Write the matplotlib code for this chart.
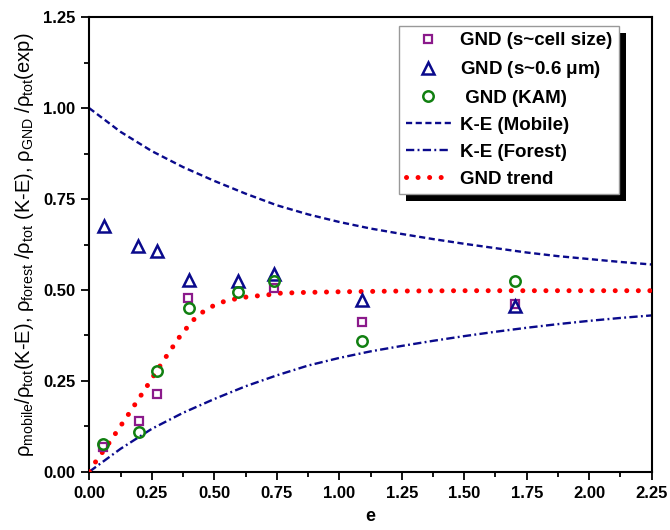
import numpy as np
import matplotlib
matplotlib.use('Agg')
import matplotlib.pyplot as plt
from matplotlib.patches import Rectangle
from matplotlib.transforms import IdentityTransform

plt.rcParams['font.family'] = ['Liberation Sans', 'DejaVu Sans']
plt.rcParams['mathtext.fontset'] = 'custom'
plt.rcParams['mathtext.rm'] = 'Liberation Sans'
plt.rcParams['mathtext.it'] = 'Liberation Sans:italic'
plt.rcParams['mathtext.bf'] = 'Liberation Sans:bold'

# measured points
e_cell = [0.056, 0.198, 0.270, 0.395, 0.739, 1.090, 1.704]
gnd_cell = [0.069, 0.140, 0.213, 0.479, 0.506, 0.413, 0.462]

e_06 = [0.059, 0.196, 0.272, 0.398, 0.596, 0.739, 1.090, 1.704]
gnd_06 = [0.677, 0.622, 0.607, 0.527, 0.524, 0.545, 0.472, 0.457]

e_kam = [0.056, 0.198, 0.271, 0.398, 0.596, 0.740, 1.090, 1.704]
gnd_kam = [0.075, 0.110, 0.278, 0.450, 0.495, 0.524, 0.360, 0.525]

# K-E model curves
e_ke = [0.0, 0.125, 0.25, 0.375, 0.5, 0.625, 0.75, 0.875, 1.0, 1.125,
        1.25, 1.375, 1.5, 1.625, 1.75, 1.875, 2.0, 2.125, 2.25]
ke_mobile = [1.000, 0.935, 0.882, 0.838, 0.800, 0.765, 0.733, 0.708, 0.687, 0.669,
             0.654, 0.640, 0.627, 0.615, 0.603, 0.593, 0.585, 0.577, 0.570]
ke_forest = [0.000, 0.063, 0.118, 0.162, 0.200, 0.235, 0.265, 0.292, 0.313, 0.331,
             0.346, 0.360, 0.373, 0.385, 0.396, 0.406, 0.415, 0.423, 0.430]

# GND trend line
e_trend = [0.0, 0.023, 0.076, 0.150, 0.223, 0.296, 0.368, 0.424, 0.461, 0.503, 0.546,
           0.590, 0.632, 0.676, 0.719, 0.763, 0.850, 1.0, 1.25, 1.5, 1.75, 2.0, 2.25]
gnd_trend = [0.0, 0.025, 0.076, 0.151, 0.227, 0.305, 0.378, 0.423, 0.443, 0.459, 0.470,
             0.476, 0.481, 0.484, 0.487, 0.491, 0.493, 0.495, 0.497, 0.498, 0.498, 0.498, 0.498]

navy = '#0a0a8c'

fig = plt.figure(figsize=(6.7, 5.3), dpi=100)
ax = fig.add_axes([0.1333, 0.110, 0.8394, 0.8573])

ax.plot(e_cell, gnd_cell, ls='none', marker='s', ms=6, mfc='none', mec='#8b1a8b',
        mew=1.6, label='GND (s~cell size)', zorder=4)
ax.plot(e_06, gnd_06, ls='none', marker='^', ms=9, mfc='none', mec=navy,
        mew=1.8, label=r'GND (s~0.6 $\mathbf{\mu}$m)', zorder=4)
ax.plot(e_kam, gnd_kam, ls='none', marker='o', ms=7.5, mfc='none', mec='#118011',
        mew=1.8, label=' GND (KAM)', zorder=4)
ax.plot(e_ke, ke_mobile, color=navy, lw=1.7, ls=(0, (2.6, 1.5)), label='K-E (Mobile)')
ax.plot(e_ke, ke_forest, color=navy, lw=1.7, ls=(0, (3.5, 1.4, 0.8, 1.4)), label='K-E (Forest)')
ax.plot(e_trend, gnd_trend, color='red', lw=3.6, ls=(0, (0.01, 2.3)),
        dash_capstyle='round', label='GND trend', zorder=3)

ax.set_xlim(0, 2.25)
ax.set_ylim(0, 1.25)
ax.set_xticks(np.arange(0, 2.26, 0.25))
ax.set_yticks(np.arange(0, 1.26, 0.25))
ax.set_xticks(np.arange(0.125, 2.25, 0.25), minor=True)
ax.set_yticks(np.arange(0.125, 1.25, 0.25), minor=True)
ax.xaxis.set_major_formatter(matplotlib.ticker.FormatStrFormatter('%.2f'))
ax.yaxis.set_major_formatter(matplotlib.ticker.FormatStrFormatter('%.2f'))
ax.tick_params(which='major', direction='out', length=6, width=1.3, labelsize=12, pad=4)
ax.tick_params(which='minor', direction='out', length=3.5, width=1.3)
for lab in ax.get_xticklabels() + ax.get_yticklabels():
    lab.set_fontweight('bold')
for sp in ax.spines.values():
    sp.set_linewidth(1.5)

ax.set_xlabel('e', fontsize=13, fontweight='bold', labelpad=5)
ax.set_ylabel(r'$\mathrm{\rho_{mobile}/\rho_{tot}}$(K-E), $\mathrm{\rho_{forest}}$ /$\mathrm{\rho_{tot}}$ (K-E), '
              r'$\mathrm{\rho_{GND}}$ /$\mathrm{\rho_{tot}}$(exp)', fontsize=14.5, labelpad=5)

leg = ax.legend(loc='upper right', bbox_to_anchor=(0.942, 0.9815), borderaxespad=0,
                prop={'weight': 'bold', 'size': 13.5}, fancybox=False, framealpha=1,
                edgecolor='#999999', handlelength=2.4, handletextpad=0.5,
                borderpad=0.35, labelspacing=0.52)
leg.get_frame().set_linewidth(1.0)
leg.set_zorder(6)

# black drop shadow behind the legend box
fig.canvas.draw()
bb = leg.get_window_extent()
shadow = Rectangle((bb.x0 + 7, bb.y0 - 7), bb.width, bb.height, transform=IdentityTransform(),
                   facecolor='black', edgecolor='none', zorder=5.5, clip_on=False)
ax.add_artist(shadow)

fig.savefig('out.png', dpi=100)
===
> [WRITTEN EXERCISE]: Omitting all images, print the listing exactly.

> [OUTPUT FOR THIS EXERCISE]:
Write the matplotlib code for this chart.
import numpy as np
import matplotlib
matplotlib.use('Agg')
import matplotlib.pyplot as plt
from matplotlib.patches import Rectangle
from matplotlib.transforms import IdentityTransform

plt.rcParams['font.family'] = ['Liberation Sans', 'DejaVu Sans']
plt.rcParams['mathtext.fontset'] = 'custom'
plt.rcParams['mathtext.rm'] = 'Liberation Sans'
plt.rcParams['mathtext.it'] = 'Liberation Sans:italic'
plt.rcParams['mathtext.bf'] = 'Liberation Sans:bold'

# measured points
e_cell = [0.056, 0.198, 0.270, 0.395, 0.739, 1.090, 1.704]
gnd_cell = [0.069, 0.140, 0.213, 0.479, 0.506, 0.413, 0.462]

e_06 = [0.059, 0.196, 0.272, 0.398, 0.596, 0.739, 1.090, 1.704]
gnd_06 = [0.677, 0.622, 0.607, 0.527, 0.524, 0.545, 0.472, 0.457]

e_kam = [0.056, 0.198, 0.271, 0.398, 0.596, 0.740, 1.090, 1.704]
gnd_kam = [0.075, 0.110, 0.278, 0.450, 0.495, 0.524, 0.360, 0.525]

# K-E model curves
e_ke = [0.0, 0.125, 0.25, 0.375, 0.5, 0.625, 0.75, 0.875, 1.0, 1.125,
        1.25, 1.375, 1.5, 1.625, 1.75, 1.875, 2.0, 2.125, 2.25]
ke_mobile = [1.000, 0.935, 0.882, 0.838, 0.800, 0.765, 0.733, 0.708, 0.687, 0.669,
             0.654, 0.640, 0.627, 0.615, 0.603, 0.593, 0.585, 0.577, 0.570]
ke_forest = [0.000, 0.063, 0.118, 0.162, 0.200, 0.235, 0.265, 0.292, 0.313, 0.331,
             0.346, 0.360, 0.373, 0.385, 0.396, 0.406, 0.415, 0.423, 0.430]

# GND trend line
e_trend = [0.0, 0.023, 0.076, 0.150, 0.223, 0.296, 0.368, 0.424, 0.461, 0.503, 0.546,
           0.590, 0.632, 0.676, 0.719, 0.763, 0.850, 1.0, 1.25, 1.5, 1.75, 2.0, 2.25]
gnd_trend = [0.0, 0.025, 0.076, 0.151, 0.227, 0.305, 0.378, 0.423, 0.443, 0.459, 0.470,
             0.476, 0.481, 0.484, 0.487, 0.491, 0.493, 0.495, 0.497, 0.498, 0.498, 0.498, 0.498]

navy = '#0a0a8c'

fig = plt.figure(figsize=(6.7, 5.3), dpi=100)
ax = fig.add_axes([0.1333, 0.110, 0.8394, 0.8573])

ax.plot(e_cell, gnd_cell, ls='none', marker='s', ms=6, mfc='none', mec='#8b1a8b',
        mew=1.6, label='GND (s~cell size)', zorder=4)
ax.plot(e_06, gnd_06, ls='none', marker='^', ms=9, mfc='none', mec=navy,
        mew=1.8, label=r'GND (s~0.6 $\mathbf{\mu}$m)', zorder=4)
ax.plot(e_kam, gnd_kam, ls='none', marker='o', ms=7.5, mfc='none', mec='#118011',
        mew=1.8, label=' GND (KAM)', zorder=4)
ax.plot(e_ke, ke_mobile, color=navy, lw=1.7, ls=(0, (2.6, 1.5)), label='K-E (Mobile)')
ax.plot(e_ke, ke_forest, color=navy, lw=1.7, ls=(0, (3.5, 1.4, 0.8, 1.4)), label='K-E (Forest)')
ax.plot(e_trend, gnd_trend, color='red', lw=3.6, ls=(0, (0.01, 2.3)),
        dash_capstyle='round', label='GND trend', zorder=3)

ax.set_xlim(0, 2.25)
ax.set_ylim(0, 1.25)
ax.set_xticks(np.arange(0, 2.26, 0.25))
ax.set_yticks(np.arange(0, 1.26, 0.25))
ax.set_xticks(np.arange(0.125, 2.25, 0.25), minor=True)
ax.set_yticks(np.arange(0.125, 1.25, 0.25), minor=True)
ax.xaxis.set_major_formatter(matplotlib.ticker.FormatStrFormatter('%.2f'))
ax.yaxis.set_major_formatter(matplotlib.ticker.FormatStrFormatter('%.2f'))
ax.tick_params(which='major', direction='out', length=6, width=1.3, labelsize=12, pad=4)
ax.tick_params(which='minor', direction='out', length=3.5, width=1.3)
for lab in ax.get_xticklabels() + ax.get_yticklabels():
    lab.set_fontweight('bold')
for sp in ax.spines.values():
    sp.set_linewidth(1.5)

ax.set_xlabel('e', fontsize=13, fontweight='bold', labelpad=5)
ax.set_ylabel(r'$\mathrm{\rho_{mobile}/\rho_{tot}}$(K-E), $\mathrm{\rho_{forest}}$ /$\mathrm{\rho_{tot}}$ (K-E), '
              r'$\mathrm{\rho_{GND}}$ /$\mathrm{\rho_{tot}}$(exp)', fontsize=14.5, labelpad=5)

leg = ax.legend(loc='upper right', bbox_to_anchor=(0.942, 0.9815), borderaxespad=0,
                prop={'weight': 'bold', 'size': 13.5}, fancybox=False, framealpha=1,
                edgecolor='#999999', handlelength=2.4, handletextpad=0.5,
                borderpad=0.35, labelspacing=0.52)
leg.get_frame().set_linewidth(1.0)
leg.set_zorder(6)

# black drop shadow behind the legend box
fig.canvas.draw()
bb = leg.get_window_extent()
shadow = Rectangle((bb.x0 + 7, bb.y0 - 7), bb.width, bb.height, transform=IdentityTransform(),
                   facecolor='black', edgecolor='none', zorder=5.5, clip_on=False)
ax.add_artist(shadow)

fig.savefig('out.png', dpi=100)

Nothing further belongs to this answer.